There are concerns with the integrity of the secondary containment liner at the Valdez Marine Terminal that we hope can be addressed in a similar fashion. In January, the Council requested an adjudicatory hearing with ADEC in support of the department’s decision to require additional evaluation and testing of the liner. Alyeska also requested a hearing seeking to remove any requirement for further liner testing.

Secondary containment systems are required by Alaska regulation to hold oil in the event of a spill from a tank or pipe until the spill can be detected and cleaned up. The protection of groundwater and Port Valdez, in the event of a breach of one of the terminal’s large crude oil storage tanks, is dependent largely on the integrity of the liner, so it is of critical importance that the liner be inspected to ensure there are no cracks or holes.

For two decades the Council has voiced concern over the ability of the secondary containment liners within the system to meet regulatory standards. The liners were installed during original construction of the terminal, 45 years ago, and the type of liner installed then would not be allowed by regulations today. Additionally, when relatively small sections of the liner have been inspected over the years during other maintenance work, damage to the liner has been discovered. The Council’s persistent calls for more rigorous evaluation and testing, or even replacement of the liner, have not been adequately addressed.

Image with a quote from the Oil Pollutions Act of 1990: "Only when local citizens are involved  in the process will the trust develop that is necessary to change the present system from confrontation to consensus.”

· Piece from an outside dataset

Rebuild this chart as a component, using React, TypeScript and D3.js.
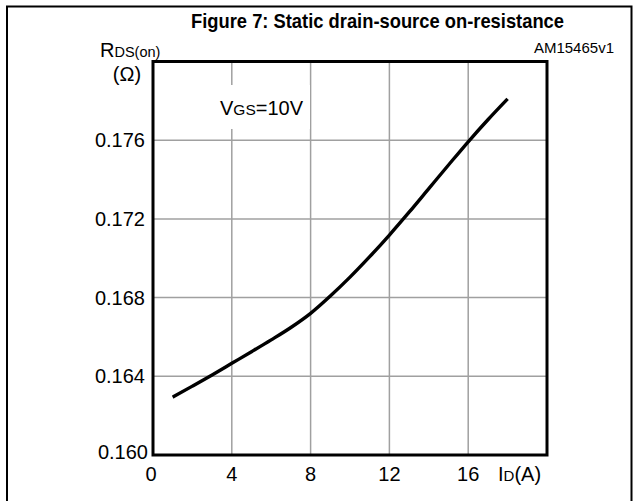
import React from "react";
import * as d3 from "d3";

const currentA = [1, 2, 3, 4, 5, 6, 7, 8, 9, 10, 11, 12, 13, 14, 15, 16, 17, 18];
const rdsOhm = [0.16294, 0.1635, 0.16407, 0.16466, 0.16525, 0.16585, 0.16648, 0.1672, 0.16808, 0.16904, 0.17008, 0.17118, 0.17234, 0.17354, 0.17474, 0.17592, 0.17704, 0.1781];
const xTicks = [0, 4, 8, 12, 16];
const xGrid = [4, 8, 12, 16];
const yTicks = [0.16, 0.164, 0.168, 0.172, 0.176];
const yGrid = [0.164, 0.168, 0.172, 0.176];

const FONT = "'Liberation Sans', Arial, Helvetica, sans-serif";

export default function App() {
  const left = 153, right = 547, top = 61.5, bottom = 455;
  const x = d3.scaleLinear().domain([0, 20]).range([left, right]);
  const y = d3.scaleLinear().domain([0.16, 0.18]).range([bottom, top]);
  const line = d3
    .line<number>()
    .x((_, i) => x(currentA[i]))
    .y((d) => y(d))
    .curve(d3.curveMonotoneX);
  const path = line(rdsOhm) || "";

  return (
    <svg
      width={636}
      height={501}
      style={{ position: "absolute", left: 0, top: 0, background: "#fff" }}
      fontFamily={FONT}
    >
      <rect x={0} y={0} width={636} height={501} fill="#fff" />
      {/* outer frame */}
      <path d="M7,510 L7,6.5 L631.5,6.5 L631.5,510" fill="none" stroke="#000" strokeWidth={2} />
      <text
        x={191}
        y={28}
        fontSize={21}
        fontWeight="bold"
        textLength={373}
        lengthAdjust="spacingAndGlyphs"
      >
        Figure 7: Static drain-source on-resistance
      </text>
      <text x={614} y={53} textAnchor="end" fontSize={15}>
        AM15465v1
      </text>

      {/* grid */}
      {xGrid.map((v) => (
        <line key={"gx" + v} x1={x(v)} x2={x(v)} y1={top} y2={bottom} stroke="#a0a0a0" strokeWidth={1.5} />
      ))}
      {yGrid.map((v) => (
        <line key={"gy" + v} x1={left} x2={right} y1={y(v)} y2={y(v)} stroke="#a0a0a0" strokeWidth={1.5} />
      ))}

      {/* condition label with white background */}
      <rect x={216} y={85} width={94} height={44} fill="#fff" />
      <text x={220} y={115} fontSize={20}>
        V<tspan fontSize={15.5}>GS</tspan>=10V
      </text>

      {/* curve */}
      <path d={path} fill="none" stroke="#000" strokeWidth={3.4} />

      {/* plot frame */}
      <rect x={left} y={top} width={right - left} height={bottom - top} fill="none" stroke="#000" strokeWidth={3} />

      {/* y ticks */}
      {yTicks.map((v) => (
        <text
          key={"ty" + v}
          x={v === 0.16 ? 148 : 145}
          y={v === 0.16 ? 459 : y(v) + 7}
          textAnchor="end"
          fontSize={20}
        >
          {d3.format(".3f")(v)}
        </text>
      ))}
      {/* x ticks */}
      {xTicks.map((v) => (
        <text key={"tx" + v} x={x(v) - (v === 0 ? 2 : 0)} y={481} textAnchor="middle" fontSize={20}>
          {v}
        </text>
      ))}

      {/* axis titles */}
      <text x={100} y={57} fontSize={20}>
        R<tspan fontSize={14.5}>DS(on)</tspan>
      </text>
      <text x={127} y={81} textAnchor="middle" fontSize={20}>
        (Ω)
      </text>
      <text x={498} y={481} fontSize={20}>
        I<tspan fontSize={15}>D</tspan>(A)
      </text>
    </svg>
  );
}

The Council is hoping to find a more collaborative approach to addressing our concerns with the secondary containment liner, in lieu of a hearing. Regardless of how this process proceeds, the ultimate goal is to work together with industry and regulators to give citizens a voice in decisions that impact the safe operation of the terminal and tankers in Prince William Sound.

We often share the following quote from the Oil Pollution Act of 1990 congressional findings, “Only when local citizens are involved in the process will the trust develop that is necessary to change the present system from confrontation to consensus.” We will continue to try and work together with industry and regulators to find solutions that improve oil spill prevention and response.